5 thoughts on “Osama: 1, America: 0

  1. sunny black

    I have a question. Obama comes from a background that I’d call pacifist in nature. I recall he wrote an article in college against nuclear proliferation. My point being, he comes from a perspective that is very college undergrad, youthful Kumbaya, non-interventionist. Later he made his mark against Hillary Clinton as being against “dumb” wars; and he threw a bone to middle American voters by saying he wasn’t “against all wars”.

    Why does he feel the need to continue so much of WBush’s foreign policy approach (including enhanced interrogation, GITMO, a prolonged staged withdrawal, drone attacks, etc). It’s against what I suspect his ideology is, so whom is he pandering to? Is it a simple matter of trying to please moderate, centrist, pro-war voters? The guy slammed Obamacare down everyone’s throat even as he realized how unpopular it was. The guy won a Nobel Peace Prize. Not even Krauthammer and his ilk could be too surprised if Obama withdrew troops from Afghanistan, closed down Gitmo, and adopted a Ron Paul approach to foreign policy. I think more Americans support Paul’s foreign policy ideas than Obamacare.

  2. Myron Pauli

    It is odd that some phantom who in the last 20 years was only seen by trusted fiends Zawahari, Puxatawney Phil, Ahab the Arab, and Ali Baba and produced occasional tapes to Al Jazeera and then gets murdered and disposed at by Secret Seals Groucho Harpo Chico and Zeppo can inspire so much blather.

    Not only has this country changed, it has changed for the worse. We are more in danger from ourselves – both our lives and liberties from the bankrupt police state we are turning into.

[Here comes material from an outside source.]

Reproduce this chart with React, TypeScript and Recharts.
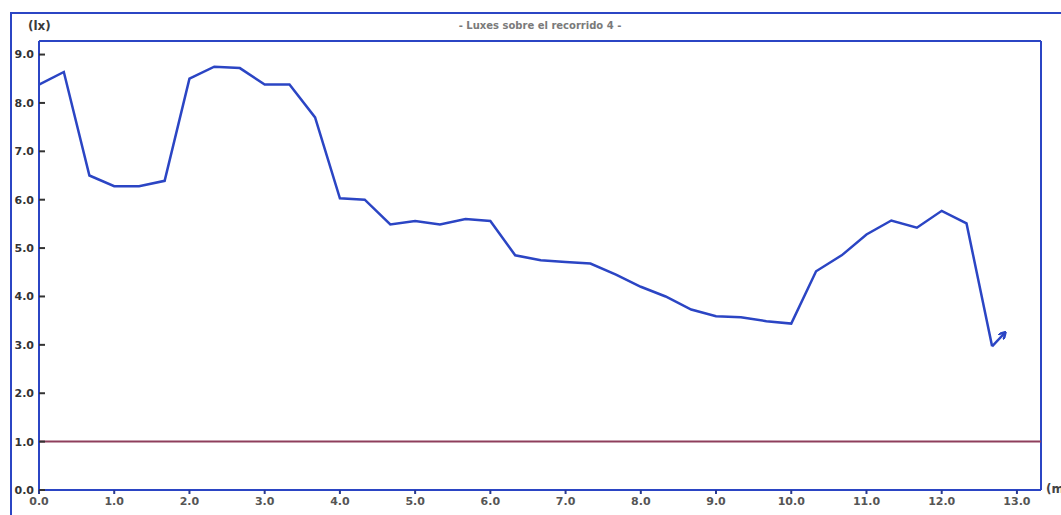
import React from 'react';
import { LineChart, Line, XAxis, YAxis, ReferenceLine } from 'recharts';

const distances = [
  0, 0.33, 0.67, 1.0, 1.33, 1.67, 2.0, 2.33, 2.67, 3.0, 3.33, 3.67, 4.0,
  4.33, 4.67, 5.0, 5.33, 5.67, 6.0, 6.33, 6.67, 7.0, 7.33, 7.67, 8.0,
  8.33, 8.67, 9.0, 9.33, 9.67, 10.0, 10.33, 10.67, 11.0, 11.33, 11.67,
  12.0, 12.33, 12.67,
];
const luxes = [
  8.38, 8.64, 6.5, 6.28, 6.28, 6.39, 8.5, 8.75, 8.72, 8.38, 8.38, 7.7, 6.03,
  6.0, 5.49, 5.56, 5.49, 5.6, 5.56, 4.85, 4.75, 4.71, 4.68, 4.45, 4.2,
  4.0, 3.73, 3.59, 3.57, 3.49, 3.44, 4.52, 4.85, 5.28, 5.57, 5.42,
  5.77, 5.51, 2.97,
];
const arrowX = [12.67, 12.84];
const arrowY = [2.97, 3.25];
const xTicks = [0, 1, 2, 3, 4, 5, 6, 7, 8, 9, 10, 11, 12, 13];
const yTicks = [0, 1, 2, 3, 4, 5, 6, 7, 8, 9];
const minLevel = 1.0;

const data = distances.map((d, i) => ({ d, lx: luxes[i] }));
const arrowData = arrowX.map((d, i) => ({ d, lx: arrowY[i] }));

const BLUE = '#2b45c4';
const X_MAX = 13.32;
const Y_MAX = 9.28;

const App: React.FC = () => {
  return (
    <div style={{ position: 'absolute', left: 0, top: 0, width: 1061, height: 515, overflow: 'hidden', background: '#fff' }}>
      {/* outer frame */}
      <div style={{ position: 'absolute', left: 10, top: 12, width: 1100, height: 600, borderLeft: `2px solid ${BLUE}`, borderTop: `2px solid ${BLUE}` }} />
      <div style={{ position: 'absolute', left: 28, top: 19, fontFamily: 'DejaVu Sans', fontSize: 12, fontWeight: 'bold', color: '#3a3a3a' }}>(lx)</div>
      <div style={{ position: 'absolute', left: 0, width: 1080, top: 20, textAlign: 'center', fontFamily: 'DejaVu Sans', fontSize: 10, fontWeight: 'bold', color: '#7a7a7a' }}>
        - Luxes sobre el recorrido 4 -
      </div>
      <div style={{ position: 'absolute', left: 1046, top: 482, fontFamily: 'DejaVu Sans', fontSize: 12, fontWeight: 'bold', color: '#444' }}>(m)</div>
      <div style={{ position: 'absolute', left: 0, top: 0 }}>
        <LineChart width={1061} height={515} margin={{ top: 41, right: 20, bottom: 0, left: 9 }}>
          <defs>
            <marker id="arrowHead" markerWidth="8" markerHeight="8" refX="6" refY="4" orient="auto" markerUnits="userSpaceOnUse">
              <path d="M0,0 L7,4 L0,8" fill="none" stroke={BLUE} strokeWidth={2.5} />
            </marker>
          </defs>
          <XAxis
            dataKey="d"
            type="number"
            domain={[0, X_MAX]}
            ticks={xTicks}
            allowDataOverflow
            height={25}
            tickFormatter={(v: number) => v.toFixed(1)}
            axisLine={{ stroke: BLUE, strokeWidth: 2 }}
            tickLine={{ stroke: '#2a3a90', strokeWidth: 2 }}
            tickSize={4}
            tickMargin={3}
            tick={{ fontFamily: 'DejaVu Sans', fontSize: 11, fill: '#555', fontWeight: 'bold' }}
          />
          <YAxis
            dataKey="lx"
            type="number"
            domain={[0, Y_MAX]}
            ticks={yTicks}
            allowDataOverflow
            width={30}
            tickFormatter={(v: number) => v.toFixed(1)}
            axisLine={{ stroke: BLUE, strokeWidth: 2 }}
            tickLine={{ stroke: '#333', strokeWidth: 2 }}
            tickSize={-6}
            tickMargin={11}
            tick={{ fontFamily: 'DejaVu Sans', fontSize: 11, fill: '#333', fontWeight: 'bold' }}
          />
          <ReferenceLine y={Y_MAX} stroke={BLUE} strokeWidth={2} ifOverflow="visible" />
          <ReferenceLine x={X_MAX} stroke={BLUE} strokeWidth={2} ifOverflow="visible" />
          <ReferenceLine y={minLevel} stroke="#8e3f5c" strokeWidth={2} />
          <Line
            data={data}
            dataKey="lx"
            type="linear"
            stroke={BLUE}
            strokeWidth={2.5}
            dot={false}
            activeDot={false}
            isAnimationActive={false}
          />
          <Line
            data={arrowData}
            dataKey="lx"
            type="linear"
            stroke={BLUE}
            strokeWidth={2.5}
            dot={false}
            activeDot={false}
            markerEnd="url(#arrowHead)"
            isAnimationActive={false}
          />
        </LineChart>
      </div>
    </div>
  );
};

export default App;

    Sunny, I doubt that the media manipulated mobs who show up waving USA USA whenever we assassinate an Osama or bomb Khadaffi’s granddaughter or tear down Saddam’s statue cares much for the foreign policy of Ron Paul, Ilana Mercer, Myron Pauli, Dennis Kuchinch and other “hate America pacifists”. The German people were gleefully Seig Heiling a psychotic mass murderer and only grew skeptical when Marshal Georgy Zhukov’s boys were raping their way from Minsk to Berlin and when Hap Arnold was dropping bombs over Hamburg and Dresden.

    Remember how the “protest the TSA movement” fizzled out last November?? As Judge Napolitano put it, we are a nation of sheep. Bahhhhhh.

  3. Tom

    After you wrote the above comments, Ilana, similar to previous versions of this list of the crimes of totalitarianism, it seems strange to me that you usually deny the idea of conspiracies. Could it be that the New World Order totalitarian conspiracy is slowly accomplishing everthing that it intends, that many religious and political and military aspects of recent history has been an intentional act of destruction of EVERYTHING on all sides of the political and religious spectrum that opposes the New World Order totalitarian conspiracy, whether the destruction of American Christian Democracy or Islamic totalitarianism?

  4. Frank Brady

    Is it not obvious that among the primary objectives of this charade is to condition the public to accept that notion that the extrajudicial murder by the government is morally and legally permissible?

  5. Graham Strouse

    I think the follow-up is the key part here. If Obama seizes this moment & uses it as a reason to draw down American foreign commitments & slash our ridiculously corrupt and unsustainable military-industrial complex then he deserves praise. If not, then scorn.